Aerodynamic characterization of a H-Darrieus wind turbine with a Drag-Disturbed Flow device installation

Abstract

This study examines the impact of the Drag-Disturbed Flow device on the startup and operation of HDWT (H-Darrieus wind turbine). The device plays a crucial role in enhancing the startup performance of the HDWT and improving the overall wind energy utilization. This work presents a study where two-dimensional computational fluid dynamics (CFD) evaluations are performed on various D-DF (Drag-Disturbed) devices. The HDWT utilizes the NACA0018 airfoil type, while the D-DF device employs triangular, oval, and NACA0018 airfoil structures. The text explains the installation process and operational principles of the D-DF device. It also verifies the device's meshing and accuracy. Furthermore, this study conducts 2-D simulations to analyze the impact of various D-DF devices on the moment and wind energy consumption coefficients of the HDWT. Additionally, the process by which D-DF devices enhance the performance of the HDWT is explained by an analysis of the vortex cloud diagram. The results indicate that the HDWTs equipped with D-DF devices experience significant performance improvements during the wind turbine startup phase.

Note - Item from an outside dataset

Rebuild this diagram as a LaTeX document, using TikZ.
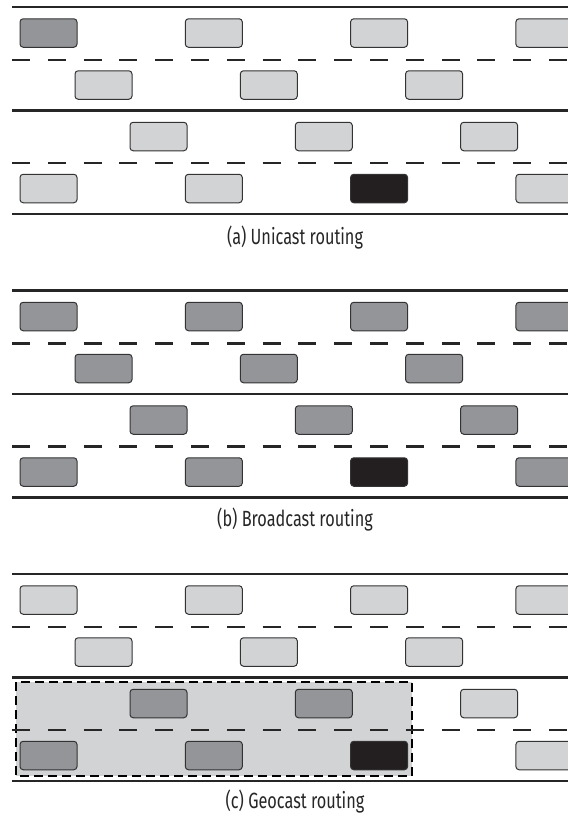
\documentclass[tikz,border=0pt]{standalone}
\usepackage{fontspec}
\setmainfont{Fira Sans}[FakeStretch=0.74]
\definecolor{carlight}{HTML}{D1D3D4}
\definecolor{carmid}{HTML}{939598}
\definecolor{cardark}{HTML}{231F20}
\tikzset{
	% road markings: solid edges and dashed lane dividers
	road edge/.style={line width=1.3pt,draw=black!85},
	lane line/.style={line width=1.3pt,draw=black!85,dash pattern=on 9pt off 8.9pt},
	% vehicles in three shades
	car/.style={draw=black!80,line width=0.5pt,rounded corners=1.6pt,minimum width=28.5pt,minimum height=14.25pt,inner sep=0pt},
	idle/.style={car,fill=carlight},
	hit/.style={car,fill=carmid},
	src/.style={car,fill=cardark},
	zone/.style={fill=carlight,draw=black,line width=0.85pt,dash pattern=on 4.5pt off 2.5pt},
	caption/.style={font=\fontsize{11}{13}\selectfont,text=black!85}
}
\begin{document}
\begin{tikzpicture}[x=0.5pt,y=-0.5pt]
	% macro for one row of cars: name, y, left edge of first car, styles
	\newcommand{\carrow}[4]{
		\foreach \s [count=\k from 0] in {#4}
			\node[\s] (#1-\k) at ({#3+28.5+165.3*\k},#2) {};
	}
	% macro for the road of one panel
	\newcommand{\roadway}{
		\draw[road edge] (12,7) -- (568,7);
		\draw[lane line] (12,60) -- (568,60);
		\draw[road edge] (12,110.5) -- (568,110.5);
		\draw[lane line] (12,163) -- (568,163);
		\draw[road edge] (12,214) -- (568,214);
	}
	\useasboundingbox (0,0) rectangle (568,816);
	\clip (0,0) rectangle (568,816);
	
	% (a) unicast
	\roadway
	\carrow{a-1}{33}{20}{hit,idle,idle,idle}
	\carrow{a-2}{85}{75}{idle,idle,idle}
	\carrow{a-3}{136.5}{130}{idle,idle,idle}
	\carrow{a-4}{188.5}{20}{idle,idle,src,idle}
	\node[caption] (cap-a) at (295,238) {(a) Unicast routing};
	
	% (b) broadcast
	\begin{scope}[shift={(0,283.5)}]
		\roadway
		\carrow{b-1}{33}{20}{hit,hit,hit,hit}
		\carrow{b-2}{85}{75}{hit,hit,hit}
		\carrow{b-3}{136.5}{130}{hit,hit,hit}
		\carrow{b-4}{188.5}{20}{hit,hit,src,hit}
		\node[caption] (cap-b) at (295,236.5) {(b) Broadcast routing};
	\end{scope}
	
	% (c) geocast
	\begin{scope}[shift={(0,567)}]
		\draw[zone] (16,115) rectangle (412,209);
		\roadway
		\carrow{c-1}{33}{20}{idle,idle,idle,idle}
		\carrow{c-2}{85}{75}{idle,idle,idle}
		\carrow{c-3}{136.5}{130}{hit,hit,idle}
		\carrow{c-4}{188.5}{20}{hit,hit,src,idle}
		\node[caption] (cap-c) at (295,234.5) {(c) Geocast routing};
	\end{scope}
\end{tikzpicture}
\end{document}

Specifically, the Drag blade effectively enhances the moment coefficient of the HDWTs at low tip speed ratios by an average of approximately 41.74 %. Additionally, once the HDWTs are started and operating at high tip speed ratios, all D-DF devices, except for the DF-Tri, can be utilized within the λ = 1.2–2 range to enhance the torque coefficient of the HDWT by an average of about 7.53 %. This study aims to improve the operating performance of the current HDWT, lower the wind turbine cut-in wind speed, and enhance the wind energy consumption of the turbine.